I think your problem is in the oil pump, it should not allow much pressure on the front seal.

I’m not familiar with the oil flow pattern in this engine, but another point to consider might be that a number of oil passages are clogged up or blocked (e.g., wrong head gasket), resulting in too much of the flow (and resulting high pressure) at the seal. This could mean lots of wear already in oil-starved parts, so hope and pray it’s not the case. Hopefully it’s a clogged PCV system allowing too much crankcase pressure to build up, which shouldn’t be too hard to fix.


#16

Um, parts from various specialties; gaskets and seals mostly NAPA. So on Monday, I’ll pick up a seal from the Toyota dealer and the Chevy dealer and see what’s up with that. HIgh oil pressure I can check with a gauge and will install one during the next seal installation. The block is fine. The only thing thing that personally I did not handle was the rings installation, that was done by the shop that did the rebore and supplied new pistons. Geez, am I now faced with blueprinting this bad boy? Like, tearing it down for a complete lower end re-work? Ewww!


#17

There is no oil pressure to speak of on the front seal…There is usually a “slinger” on the nose of the crank to deflect oil away from the seal but that’s to minimize leaks not prevent “blow-outs”…The only thing that would blow out the seal would be massive crankcase pressure buildup.
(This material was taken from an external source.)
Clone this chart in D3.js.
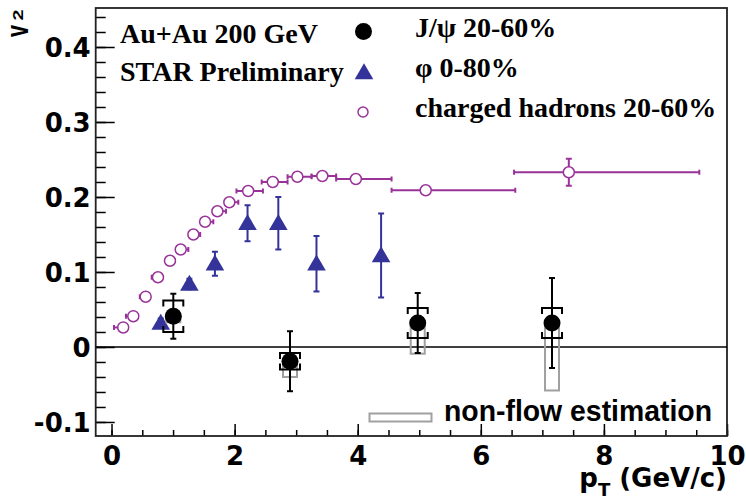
<!DOCTYPE html>
<html>
<head>
<meta charset="utf-8">
<script src="https://cdn.jsdelivr.net/npm/d3@7"></script>
<style>
  body { margin: 0; background: #fff; }
  svg { display: block; }
  .tick text { font-family: "DejaVu Sans", sans-serif; font-weight: bold; font-size: 26px; fill: #000; }
</style>
</head>
<body>
<div id="container"></div>
<script>
// charged hadrons 20-60%
const hadPt   = [0.19, 0.354, 0.555, 0.755, 0.95, 1.124, 1.33, 1.52, 1.72, 1.914, 2.22, 2.62, 3.02, 3.425, 3.97, 5.105, 7.43];
const hadV2   = [0.026, 0.041, 0.067, 0.093, 0.115, 0.130, 0.150, 0.167, 0.181, 0.193, 0.208, 0.220, 0.227, 0.228, 0.224, 0.209, 0.233];
const hadPtLo = [0.04, 0.235, 0.46, 0.653, 0.88, 1.07, 1.28, 1.47, 1.67, 1.87, 2.03, 2.44, 2.86, 3.25, 3.65, 4.55, 6.54];
const hadPtHi = [0.25, 0.40, 0.60, 0.80, 1.03, 1.248, 1.44, 1.654, 1.86, 2.06, 2.46, 2.86, 3.25, 3.65, 4.55, 6.56, 9.55];
const hadErr  = [0.002, 0.002, 0.002, 0.002, 0.002, 0.002, 0.002, 0.002, 0.002, 0.002, 0.002, 0.002, 0.002, 0.002, 0.003, 0.004, 0.018];

// phi 0-80%
const phiPt  = [0.80, 1.265, 1.68, 2.21, 2.71, 3.33, 4.38];
const phiV2  = [0.032, 0.084, 0.111, 0.165, 0.165, 0.111, 0.122];
const phiErr = [0.006, 0.007, 0.016, 0.024, 0.035, 0.037, 0.056];

// J/psi 20-60%
const jpsiPt      = [1.004, 2.90, 4.975, 7.157];
const jpsiV2      = [0.041, -0.019, 0.032, 0.032];
const jpsiStat    = [0.030, 0.040, 0.040, 0.060];
const jpsiSys     = [0.021, 0.011, 0.020, 0.020];
const jpsiNonFlow = [0.008, 0.021, 0.041, 0.090];

const xTicks = [0, 2, 4, 6, 8, 10];
const yTicks = [-0.1, 0, 0.1, 0.2, 0.3, 0.4];

const legendLeft = ["Au+Au 200 GeV", "STAR Preliminary"];
const legendRight = ["J/\u03c8 20-60%", "\u03c6 0-80%", "charged hadrons 20-60%"];

const width = 746, height = 500;
const purple = "#993399", blue = "#333399", gray = "#a0a0a0";

const svg = d3.select("#container").append("svg")
    .attr("width", width)
    .attr("height", height);

const x = d3.scaleLinear().domain([-0.257, 10.0]).range([95.7, 727]);
const y = d3.scaleLinear().domain([-0.1187, 0.452]).range([436, 8]);

// axes (ticks inside, ROOT style)
const xMinor = d3.range(0, 21).map(i => i * 0.5);
const yMinor = d3.range(-5, 23).map(i => i * 0.02);

svg.append("g")
    .attr("transform", `translate(0,${y.range()[0]})`)
    .call(d3.axisBottom(x).tickValues(xMinor).tickSize(-6).tickFormat(""))
    .call(g => g.select(".domain").remove());
svg.append("g")
    .attr("transform", `translate(0,${y.range()[0]})`)
    .call(d3.axisBottom(x).tickValues(xTicks).tickSize(-12).tickPadding(10).tickFormat(d3.format("d")))
    .call(g => g.select(".domain").remove())
    .call(g => g.selectAll(".tick text").attr("dy", null).attr("y", 29));

svg.append("g")
    .attr("transform", `translate(${x.range()[0]},0)`)
    .call(d3.axisLeft(y).tickValues(yMinor).tickSize(-10).tickFormat(""))
    .call(g => g.select(".domain").remove());
svg.append("g")
    .attr("transform", `translate(${x.range()[0]},0)`)
    .call(d3.axisLeft(y).tickValues(yTicks).tickSize(-19).tickPadding(5)
        .tickFormat(d => d === 0 ? "0" : d.toFixed(1)))
    .call(g => g.select(".domain").remove())
    .call(g => g.selectAll(".tick text").attr("dy", "0.36em"));

svg.selectAll(".tick line").attr("stroke", "#000").attr("stroke-width", 1.5);

// frame
svg.append("rect")
    .attr("x", x.range()[0]).attr("y", y.range()[1])
    .attr("width", x.range()[1] - x.range()[0])
    .attr("height", y.range()[0] - y.range()[1])
    .attr("fill", "none").attr("stroke", "#222").attr("stroke-width", 1.8);

// zero line
svg.append("line")
    .attr("x1", x.range()[0]).attr("x2", x.range()[1])
    .attr("y1", y(0)).attr("y2", y(0))
    .attr("stroke", "#000").attr("stroke-width", 1.3);

// axis titles
const yTitle = svg.append("g").attr("transform", "translate(28.3,37) rotate(-90)")
    .style("font-family", "'Liberation Sans', Arial, sans-serif").style("font-weight", "bold");
yTitle.append("text").attr("x", 0).attr("y", 0).attr("font-size", 31)
    .attr("textLength", 12).attr("lengthAdjust", "spacingAndGlyphs").text("v");
yTitle.append("text").attr("x", 16.5).attr("y", -5).attr("font-size", 15)
    .attr("textLength", 11).attr("lengthAdjust", "spacingAndGlyphs").text("2");

const xTitle = svg.append("text")
    .attr("x", 727).attr("y", 487)
    .attr("text-anchor", "end")
    .style("font-family", "'DejaVu Sans', sans-serif").style("font-weight", "bold")
    .attr("font-size", 26);
xTitle.append("tspan").text("p");
xTitle.append("tspan").attr("font-size", 18).attr("dy", 9).text("T");
xTitle.append("tspan").attr("dy", -9).text(" (GeV/c)");

// charged hadrons
const had = hadPt.map((p, i) => ({p, v: hadV2[i], lo: hadPtLo[i], hi: hadPtHi[i], e: hadErr[i]}));
const hg = svg.append("g").attr("stroke", purple).attr("stroke-width", 2);
hg.selectAll("line.h").data(had).join("line")
    .attr("x1", d => x(d.lo)).attr("x2", d => x(d.hi))
    .attr("y1", d => y(d.v)).attr("y2", d => y(d.v));
hg.selectAll("line.cl").data(had).join("line")
    .attr("x1", d => x(d.lo)).attr("x2", d => x(d.lo))
    .attr("y1", d => y(d.v) - 2.5).attr("y2", d => y(d.v) + 2.5);
hg.selectAll("line.ch").data(had).join("line")
    .attr("x1", d => x(d.hi)).attr("x2", d => x(d.hi))
    .attr("y1", d => y(d.v) - 2.5).attr("y2", d => y(d.v) + 2.5);
hg.selectAll("line.v").data(had).join("line")
    .attr("x1", d => x(d.p)).attr("x2", d => x(d.p))
    .attr("y1", d => y(d.v + d.e)).attr("y2", d => y(d.v - d.e));
hg.selectAll("line.vt").data(had.filter(d => d.e > 0.01)).join("line")
    .attr("x1", d => x(d.p) - 3).attr("x2", d => x(d.p) + 3)
    .attr("y1", d => y(d.v + d.e)).attr("y2", d => y(d.v + d.e));
hg.selectAll("line.vb").data(had.filter(d => d.e > 0.01)).join("line")
    .attr("x1", d => x(d.p) - 3).attr("x2", d => x(d.p) + 3)
    .attr("y1", d => y(d.v - d.e)).attr("y2", d => y(d.v - d.e));
hg.selectAll("circle").data(had).join("circle")
    .attr("cx", d => x(d.p)).attr("cy", d => y(d.v)).attr("r", 5.5)
    .attr("fill", "#fff").attr("stroke-width", 1.5);

// phi
const phi = phiPt.map((p, i) => ({p, v: phiV2[i], e: phiErr[i]}));
const pg = svg.append("g").attr("stroke", blue).attr("stroke-width", 2);
pg.selectAll("line.v").data(phi).join("line")
    .attr("x1", d => x(d.p)).attr("x2", d => x(d.p))
    .attr("y1", d => y(d.v + d.e)).attr("y2", d => y(d.v - d.e));
pg.selectAll("line.t").data(phi).join("line")
    .attr("x1", d => x(d.p) - 3).attr("x2", d => x(d.p) + 3)
    .attr("y1", d => y(d.v + d.e)).attr("y2", d => y(d.v + d.e));
pg.selectAll("line.b").data(phi).join("line")
    .attr("x1", d => x(d.p) - 3).attr("x2", d => x(d.p) + 3)
    .attr("y1", d => y(d.v - d.e)).attr("y2", d => y(d.v - d.e));
const tri = d3.symbol().type(d3.symbolTriangle).size(150);
pg.selectAll("path").data(phi).join("path")
    .attr("d", tri)
    .attr("transform", d => `translate(${x(d.p)},${y(d.v) + 1.5})`)
    .attr("fill", blue).attr("stroke", "none");

// J/psi
const jpsi = jpsiPt.map((p, i) => ({p, v: jpsiV2[i], e: jpsiStat[i], s: jpsiSys[i], nf: jpsiNonFlow[i]}));
svg.append("g").selectAll("rect").data(jpsi).join("rect")
    .attr("x", d => x(d.p) - 7).attr("width", 14)
    .attr("y", d => y(d.v)).attr("height", d => y(d.v - d.nf) - y(d.v))
    .attr("fill", "none").attr("stroke", gray).attr("stroke-width", 2);

const jg = svg.append("g").attr("stroke", "#000").attr("stroke-width", 2).attr("fill", "none");
jg.selectAll("path.br").data(jpsi).join("path")
    .attr("d", d => {
        const cx = x(d.p), yt = y(d.v + d.s), yb = y(d.v - d.s);
        return `M${cx - 10},${yt + 6}V${yt}H${cx + 10}V${yt + 6}` +
               `M${cx - 10},${yb - 6}V${yb}H${cx + 10}V${yb - 6}`;
    });
jg.selectAll("line.v").data(jpsi).join("line")
    .attr("x1", d => x(d.p)).attr("x2", d => x(d.p))
    .attr("y1", d => y(d.v + d.e)).attr("y2", d => y(d.v - d.e));
jg.selectAll("line.t").data(jpsi).join("line")
    .attr("x1", d => x(d.p) - 3).attr("x2", d => x(d.p) + 3)
    .attr("y1", d => y(d.v + d.e)).attr("y2", d => y(d.v + d.e));
jg.selectAll("line.b").data(jpsi).join("line")
    .attr("x1", d => x(d.p) - 3).attr("x2", d => x(d.p) + 3)
    .attr("y1", d => y(d.v - d.e)).attr("y2", d => y(d.v - d.e));
jg.selectAll("circle").data(jpsi).join("circle")
    .attr("cx", d => x(d.p)).attr("cy", d => y(d.v)).attr("r", 8.5)
    .attr("fill", "#000").attr("stroke", "none");

// legend
const serif = "'Liberation Serif', 'Times New Roman', serif";
svg.append("g").selectAll("text").data(legendLeft).join("text")
    .attr("x", 120).attr("y", (d, i) => [43, 81][i])
    .style("font-family", serif).style("font-weight", "bold").attr("font-size", 28)
    .text(d => d);
svg.append("g").selectAll("text").data(legendRight).join("text")
    .attr("x", 415).attr("y", (d, i) => 37 + i * 40)
    .style("font-family", serif).style("font-weight", "bold").attr("font-size", 28)
    .text(d => d);

svg.append("circle").attr("cx", 363.5).attr("cy", 31.5).attr("r", 8.5).attr("fill", "#000");
svg.append("path").attr("d", tri).attr("transform", "translate(364,74)").attr("fill", blue);
svg.append("circle").attr("cx", 363).attr("cy", 112).attr("r", 5)
    .attr("fill", "#fff").attr("stroke", purple).attr("stroke-width", 1.5);

svg.append("rect").attr("x", 369.5).attr("y", 413.5).attr("width", 62).attr("height", 8)
    .attr("fill", "none").attr("stroke", gray).attr("stroke-width", 2);
svg.append("text").attr("x", 444).attr("y", 421)
    .style("font-family", "'Liberation Sans Narrow', 'Liberation Sans', Arial, sans-serif")
    .style("font-weight", "bold").attr("font-size", 30)
    .attr("textLength", 268).attr("lengthAdjust", "spacingAndGlyphs")
    .text("non-flow estimation");
</script>
</body>
</html>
Try leaving the oil filler cap off for a day or two and see what happens. The PCV should create a slight inflow of air at the cap…If, under hard acceleration it blows oil and vapor out forcefully, you have a major piston ring / blowby problem…


#18

Yep, no slinger on this one; it has a front mount oil pump, the seal, then the pulley. Totally agree with you regarding massive blowby issue, also has one vent to clean air side of filter intake at carb and another one with a PCV attached, so I’m opting for the bad seal/bad installation solution. I checked the PCV valve and hose and flows, all OK. Next time I start it up, I’ll look at these hose outputs from the valve cover.

Hey, supposedly, if I leave the filler cap off, the inside of the hood, the motor, the entire compartment gets coated with slick oil! Then the hot oil vapor gets sucked inside the passenger compartment! If that isn’t enough, if you don’t cover the alternator with waterproof covers during steam cleaning, it shorts out and must be replaced! Oh yeah, I heard about that story over an iced tea…forgot all about who it happened to.
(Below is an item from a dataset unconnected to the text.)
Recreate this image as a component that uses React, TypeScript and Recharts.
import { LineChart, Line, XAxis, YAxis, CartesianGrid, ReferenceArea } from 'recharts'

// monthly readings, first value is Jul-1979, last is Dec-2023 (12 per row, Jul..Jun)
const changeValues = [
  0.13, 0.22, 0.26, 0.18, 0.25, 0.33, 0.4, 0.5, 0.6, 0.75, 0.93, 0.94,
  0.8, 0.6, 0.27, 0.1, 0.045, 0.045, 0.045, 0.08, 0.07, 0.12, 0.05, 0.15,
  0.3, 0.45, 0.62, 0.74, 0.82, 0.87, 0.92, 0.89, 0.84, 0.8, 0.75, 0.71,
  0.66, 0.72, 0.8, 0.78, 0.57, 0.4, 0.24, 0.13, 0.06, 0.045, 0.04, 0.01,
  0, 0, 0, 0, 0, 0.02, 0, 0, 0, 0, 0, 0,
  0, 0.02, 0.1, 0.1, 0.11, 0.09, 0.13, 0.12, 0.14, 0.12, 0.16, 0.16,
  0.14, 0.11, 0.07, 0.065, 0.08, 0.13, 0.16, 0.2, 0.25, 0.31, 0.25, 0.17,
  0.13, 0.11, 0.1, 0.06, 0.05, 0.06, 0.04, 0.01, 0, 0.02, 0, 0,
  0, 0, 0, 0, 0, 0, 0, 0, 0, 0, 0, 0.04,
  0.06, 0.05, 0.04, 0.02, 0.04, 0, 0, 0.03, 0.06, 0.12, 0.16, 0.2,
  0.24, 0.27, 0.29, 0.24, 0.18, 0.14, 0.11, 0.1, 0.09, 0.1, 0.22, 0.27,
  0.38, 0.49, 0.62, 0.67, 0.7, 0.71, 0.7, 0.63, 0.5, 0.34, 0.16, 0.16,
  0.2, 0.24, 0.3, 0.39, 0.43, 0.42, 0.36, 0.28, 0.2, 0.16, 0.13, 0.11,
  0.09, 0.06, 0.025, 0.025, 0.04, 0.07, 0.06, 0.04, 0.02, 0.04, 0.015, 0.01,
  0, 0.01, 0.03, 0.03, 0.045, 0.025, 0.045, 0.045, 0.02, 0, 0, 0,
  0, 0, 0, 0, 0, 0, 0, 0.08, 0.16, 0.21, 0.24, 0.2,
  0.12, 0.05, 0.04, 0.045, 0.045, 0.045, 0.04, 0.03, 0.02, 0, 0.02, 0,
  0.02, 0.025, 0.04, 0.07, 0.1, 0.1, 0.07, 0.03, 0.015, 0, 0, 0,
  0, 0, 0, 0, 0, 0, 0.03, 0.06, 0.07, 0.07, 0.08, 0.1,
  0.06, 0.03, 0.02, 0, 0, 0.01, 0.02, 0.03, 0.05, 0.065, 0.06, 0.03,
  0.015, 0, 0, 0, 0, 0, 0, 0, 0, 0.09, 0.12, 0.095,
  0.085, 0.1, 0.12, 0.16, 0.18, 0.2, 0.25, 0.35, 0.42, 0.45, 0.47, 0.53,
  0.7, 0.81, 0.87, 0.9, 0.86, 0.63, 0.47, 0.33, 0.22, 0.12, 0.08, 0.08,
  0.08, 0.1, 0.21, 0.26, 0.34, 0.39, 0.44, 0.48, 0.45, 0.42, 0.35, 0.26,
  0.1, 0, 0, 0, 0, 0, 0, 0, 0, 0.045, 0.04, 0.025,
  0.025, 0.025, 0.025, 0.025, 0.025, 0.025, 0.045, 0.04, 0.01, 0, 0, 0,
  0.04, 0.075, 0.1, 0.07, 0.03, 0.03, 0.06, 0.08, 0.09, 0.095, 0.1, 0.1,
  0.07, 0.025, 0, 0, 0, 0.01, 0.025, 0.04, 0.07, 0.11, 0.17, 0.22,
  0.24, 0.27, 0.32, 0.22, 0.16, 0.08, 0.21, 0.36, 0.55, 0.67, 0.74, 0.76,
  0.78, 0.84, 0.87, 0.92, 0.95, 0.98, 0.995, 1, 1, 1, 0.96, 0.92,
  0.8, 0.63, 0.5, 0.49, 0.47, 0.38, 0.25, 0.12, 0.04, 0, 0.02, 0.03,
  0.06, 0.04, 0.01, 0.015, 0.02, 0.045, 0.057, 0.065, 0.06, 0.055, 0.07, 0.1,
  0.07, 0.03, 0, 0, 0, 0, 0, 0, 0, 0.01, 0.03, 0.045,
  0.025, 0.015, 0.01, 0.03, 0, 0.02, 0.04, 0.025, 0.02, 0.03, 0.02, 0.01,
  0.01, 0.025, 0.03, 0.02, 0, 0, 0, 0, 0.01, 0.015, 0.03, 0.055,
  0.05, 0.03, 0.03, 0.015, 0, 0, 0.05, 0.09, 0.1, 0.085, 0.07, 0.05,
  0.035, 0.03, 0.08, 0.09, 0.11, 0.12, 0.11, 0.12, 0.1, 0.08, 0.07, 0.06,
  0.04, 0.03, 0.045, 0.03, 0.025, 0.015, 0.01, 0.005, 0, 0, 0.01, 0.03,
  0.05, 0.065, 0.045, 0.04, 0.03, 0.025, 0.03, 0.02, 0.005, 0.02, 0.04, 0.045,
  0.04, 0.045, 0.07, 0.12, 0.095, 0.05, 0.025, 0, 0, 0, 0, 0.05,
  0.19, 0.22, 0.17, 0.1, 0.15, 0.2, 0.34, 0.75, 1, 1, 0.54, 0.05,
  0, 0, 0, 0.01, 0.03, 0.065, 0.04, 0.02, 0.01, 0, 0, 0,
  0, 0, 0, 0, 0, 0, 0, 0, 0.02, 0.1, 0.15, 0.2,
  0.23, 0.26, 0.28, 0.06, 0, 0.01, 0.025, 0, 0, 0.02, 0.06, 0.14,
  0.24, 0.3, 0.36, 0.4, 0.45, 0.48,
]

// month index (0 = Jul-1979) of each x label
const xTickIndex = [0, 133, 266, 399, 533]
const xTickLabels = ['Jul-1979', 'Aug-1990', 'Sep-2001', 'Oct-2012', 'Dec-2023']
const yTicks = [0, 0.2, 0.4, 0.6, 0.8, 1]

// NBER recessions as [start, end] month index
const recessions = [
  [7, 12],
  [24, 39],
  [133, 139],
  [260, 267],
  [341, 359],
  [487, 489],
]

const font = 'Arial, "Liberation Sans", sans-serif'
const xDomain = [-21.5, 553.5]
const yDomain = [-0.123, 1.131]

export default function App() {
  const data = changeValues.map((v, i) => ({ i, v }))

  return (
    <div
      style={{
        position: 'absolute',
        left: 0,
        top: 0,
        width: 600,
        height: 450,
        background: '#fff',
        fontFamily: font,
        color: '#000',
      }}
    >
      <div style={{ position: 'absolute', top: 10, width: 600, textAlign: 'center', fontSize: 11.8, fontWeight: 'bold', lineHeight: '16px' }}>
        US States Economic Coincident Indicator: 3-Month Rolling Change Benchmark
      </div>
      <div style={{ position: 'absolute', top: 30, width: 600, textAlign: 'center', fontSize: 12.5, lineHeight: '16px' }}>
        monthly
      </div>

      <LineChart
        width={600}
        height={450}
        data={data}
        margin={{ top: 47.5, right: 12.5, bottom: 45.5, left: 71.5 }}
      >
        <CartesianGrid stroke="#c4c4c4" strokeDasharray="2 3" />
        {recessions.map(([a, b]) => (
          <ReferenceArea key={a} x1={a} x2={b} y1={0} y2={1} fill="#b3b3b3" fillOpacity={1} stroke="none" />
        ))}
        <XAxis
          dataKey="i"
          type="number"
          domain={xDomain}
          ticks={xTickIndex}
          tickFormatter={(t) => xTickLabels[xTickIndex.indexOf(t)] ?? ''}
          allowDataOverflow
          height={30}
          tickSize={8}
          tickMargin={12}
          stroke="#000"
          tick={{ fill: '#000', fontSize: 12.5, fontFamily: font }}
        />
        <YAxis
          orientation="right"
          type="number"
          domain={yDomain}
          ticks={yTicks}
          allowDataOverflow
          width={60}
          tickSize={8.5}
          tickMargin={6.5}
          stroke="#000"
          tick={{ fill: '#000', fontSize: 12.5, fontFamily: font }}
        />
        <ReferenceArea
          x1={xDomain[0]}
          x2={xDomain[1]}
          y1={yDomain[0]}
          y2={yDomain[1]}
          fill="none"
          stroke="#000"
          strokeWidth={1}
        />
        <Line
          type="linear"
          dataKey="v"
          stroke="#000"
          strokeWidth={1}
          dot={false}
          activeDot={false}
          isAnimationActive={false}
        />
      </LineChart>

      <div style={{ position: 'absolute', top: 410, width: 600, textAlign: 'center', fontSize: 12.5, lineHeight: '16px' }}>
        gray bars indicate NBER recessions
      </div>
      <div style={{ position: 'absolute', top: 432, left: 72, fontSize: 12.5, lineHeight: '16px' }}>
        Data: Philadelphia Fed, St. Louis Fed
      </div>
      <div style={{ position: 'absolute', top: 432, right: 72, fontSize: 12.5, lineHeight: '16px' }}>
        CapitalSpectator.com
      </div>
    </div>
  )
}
Thanks Caddyman, I’ll work on it a bit more early next month, second weekend!


#19

Did the seal blow out or just the rubber part? If the whole thing came out, you need a new timing chain cover.


#20

The entire seal blew out. But now, I suspect it ‘fell’ out. The first one lasted 5000 miles so it was a huge surprise. The second one lasted less than a couple hundred or so. The seal fits into the oil pump aluminum casting, not a traditional stamped sheet metal chain cover. It’s a Chevy Nova/Toyota Corolla hybrid, 1988. The timing belt cover is plastic, external to any oil galley. Thanks for asking.